[クアラルンプール 20日 ロイター] - マレーシアのマハティール前首相(94)は20日、後を継いだムヒディン首相の倒閣に向け全力を尽くすと述べた。2年前の総選挙で国民が支持しなかった汚職疑惑まみれの統一マレー国民組織(UMNO)を政権に復帰させたことを非難した。
マレーシアは新型コロナウイルスの危機や経済の落ち込みに直面している。こうした中、政治や政策面で先行き不透明が高まりそうだ。
2月に首相を辞任したマハティール氏は、ムヒディン氏が野党UMNOの支持を得て首相に就任したことの合法性について異議を唱えた。
マハティール政権の一員だったムヒディン氏は3月、下院議員の過半数の支持を得るためにUMNOと組み突如首相に就いた。反対派は、国民の投票ではなく同盟を組み替えることで政権の座を奪ったと批判している。
今週初め、政府はマハティール氏が提案する首相不信任案の採決を回避した。新型ウイルスの危機と経済の落ち込みの対応を優先するべきとの主張だった。
マハティール氏は、ムヒディン氏の勢力が下院222議席の過半数を2議席上回るにすぎないとし、野党・人民正義党(PKR)のアンワル党首と協力してムヒディン首相の倒閣を目指すと表明した。

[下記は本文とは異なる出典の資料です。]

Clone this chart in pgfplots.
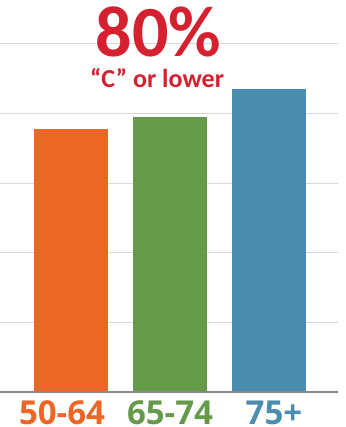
\documentclass[border=0pt]{standalone}
\usepackage{pgfplots}
\pgfplotsset{compat=1.18}
\usepackage{fontspec}
\setmainfont{Carlito}
\newfontfamily\labelfont{Open Sans}

\definecolor{agea}{HTML}{EC6726}
\definecolor{ageb}{HTML}{659A4B}
\definecolor{agec}{HTML}{4A8DAF}
\definecolor{headred}{HTML}{D4202F}
\definecolor{gridgray}{HTML}{D9D9D9}
\definecolor{basegray}{HTML}{888888}

\newcommand{\agelabel}[2]{\textcolor{#1}{\labelfont\bfseries\fontsize{33}{33}\selectfont #2}}

\begin{document}
\begin{tikzpicture}
\useasboundingbox (0pt,-35pt) rectangle (345pt,392pt);
\begin{axis}[
  at={(0pt,0pt)}, anchor=south west,
  scale only axis,
  width=338pt, height=392pt,
  xmin=-0.717, xmax=2.697,
  ymin=0, ymax=112.6,
  axis line style={draw=none},
  major tick style={draw=none},
  ytick={20,40,60,80,100},
  yticklabels={},
  ymajorgrids,
  grid style={gridgray, line width=1.2pt},
  xtick={0,1,2},
  xticklabels={\agelabel{agea}{50-64}\hspace*{18pt},\agelabel{ageb}{65-74},\hspace*{10pt}\agelabel{agec}{75+}},
  xticklabel style={anchor=base, inner sep=0pt, text depth=0pt, yshift=-28pt},
  ybar, bar width=74pt, bar shift=0pt,
  clip=false,
]
\addplot[draw=none, fill=agea] coordinates {(0,75.6)};
\addplot[draw=none, fill=ageb] coordinates {(1,79.0)};
\addplot[draw=none, fill=agec] coordinates {(2,87.1)};
% baseline drawn over the bar feet
\draw[basegray, line width=1.6pt] (rel axis cs:0,0) -- (rel axis cs:1,0);
\node[anchor=base, text=headred, font=\fontsize{72}{72}\selectfont\bfseries, inner sep=0pt, text depth=0pt]
  at (axis cs:0.885,96.3) {80\%};
\node[anchor=base, text=headred, font=\fontsize{26}{26}\selectfont\bfseries, inner sep=0pt, text height=17pt]
  at (axis cs:0.869,87.6) {“C” or lower};
\end{axis}
\end{tikzpicture}
\end{document}
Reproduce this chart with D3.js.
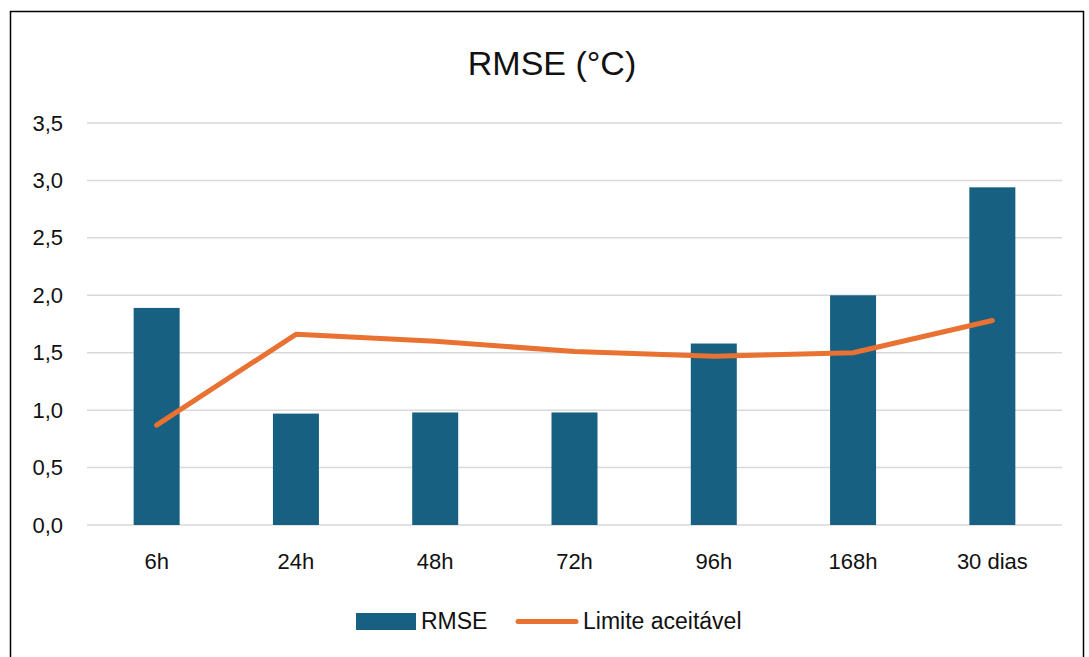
<!DOCTYPE html>
<html>
<head>
<meta charset="utf-8">
<script src="https://cdn.jsdelivr.net/npm/d3@7"></script>
<style>
  body { margin: 0; background: #fff; }
  text { font-family: "Liberation Sans", Arial, sans-serif; }
</style>
</head>
<body>
<div id="chart"></div>
<script>
var categories = ["6h", "24h", "48h", "72h", "96h", "168h", "30 dias"];
var rmse = [1.89, 0.97, 0.98, 0.98, 1.58, 2.00, 2.94];
var limite = [0.87, 1.66, 1.60, 1.51, 1.47, 1.50, 1.78];
var yTicks = [0, 0.5, 1, 1.5, 2, 2.5, 3, 3.5];

var width = 1089,
    height = 657;

var svg = d3.select("#chart").append("svg")
    .attr("width", width)
    .attr("height", height);

svg.append("rect")
    .attr("x", 10.5).attr("y", 11.5)
    .attr("width", 1073).attr("height", 660)
    .attr("fill", "#fff")
    .attr("stroke", "#000")
    .attr("stroke-width", 1.5);

var plotLeft = 87, plotRight = 1062, plotTop = 123, plotBottom = 525;

var x = d3.scaleBand().domain(categories).range([plotLeft, plotRight]).paddingInner(0).paddingOuter(0);
var y = d3.scaleLinear().domain([0, 3.5]).range([plotBottom, plotTop]);

// title
svg.append("text")
    .attr("x", 552).attr("y", 75)
    .attr("text-anchor", "middle")
    .attr("font-size", 34)
    .attr("fill", "#111")
    .text("RMSE (°C)");

// gridlines
svg.append("g").selectAll("line")
    .data(yTicks)
    .enter().append("line")
    .attr("x1", plotLeft).attr("x2", plotRight)
    .attr("y1", function(d) { return y(d); })
    .attr("y2", function(d) { return y(d); })
    .attr("stroke", "#d9d9d9")
    .attr("stroke-width", 1.5);

// y axis labels
var fmt = function(d) { return d3.format(".1f")(d).replace(".", ","); };
var yAxis = svg.append("g")
    .attr("transform", "translate(" + plotLeft + ",0)")
    .call(d3.axisLeft(y).tickValues(yTicks).tickFormat(fmt).tickSize(0).tickPadding(24));
yAxis.select(".domain").remove();
yAxis.selectAll("text").attr("font-size", 22).attr("fill", "#111")
    .attr("font-family", "Liberation Sans, Arial, sans-serif");

// x axis labels
var xAxis = svg.append("g")
    .attr("transform", "translate(0," + plotBottom + ")")
    .call(d3.axisBottom(x).tickSize(0).tickPadding(28));
xAxis.select(".domain").remove();
xAxis.selectAll("text").attr("font-size", 22).attr("fill", "#111")
    .attr("font-family", "Liberation Sans, Arial, sans-serif");

// bars
var barW = 46;
svg.append("g").selectAll("rect")
    .data(rmse)
    .enter().append("rect")
    .attr("x", function(d, i) { return x(categories[i]) + x.bandwidth() / 2 - barW / 2; })
    .attr("y", function(d) { return y(d); })
    .attr("width", barW)
    .attr("height", function(d) { return y(0) - y(d); })
    .attr("fill", "#176082");

// line
var line = d3.line()
    .x(function(d, i) { return x(categories[i]) + x.bandwidth() / 2; })
    .y(function(d) { return y(d); });

svg.append("path")
    .datum(limite)
    .attr("d", line)
    .attr("fill", "none")
    .attr("stroke", "#e97132")
    .attr("stroke-width", 5)
    .attr("stroke-linecap", "round")
    .attr("stroke-linejoin", "round");

// legend
var lg = svg.append("g");
lg.append("rect")
    .attr("x", 356).attr("y", 613)
    .attr("width", 60).attr("height", 17)
    .attr("fill", "#176082");
lg.append("text")
    .attr("x", 421).attr("y", 629)
    .attr("font-size", 23).attr("fill", "#111")
    .text("RMSE");
lg.append("line")
    .attr("x1", 518).attr("x2", 576)
    .attr("y1", 621.5).attr("y2", 621.5)
    .attr("stroke", "#e97132")
    .attr("stroke-width", 5)
    .attr("stroke-linecap", "round");
lg.append("text")
    .attr("x", 583).attr("y", 629)
    .attr("font-size", 23).attr("fill", "#111")
    .text("Limite aceitável");
</script>
</body>
</html>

マハティール氏は「マレーシア史上最少の過半数だ」と指摘。「ムヒディン氏は窮地に立つことになる。ムヒディン氏が首相であることが合法でないと証明できる機会があるたびに、その機を逃さない」と述べた。不信任決議案が採決されなければ、野党はムヒディン政権が提出する法案全てに反対すると警告した。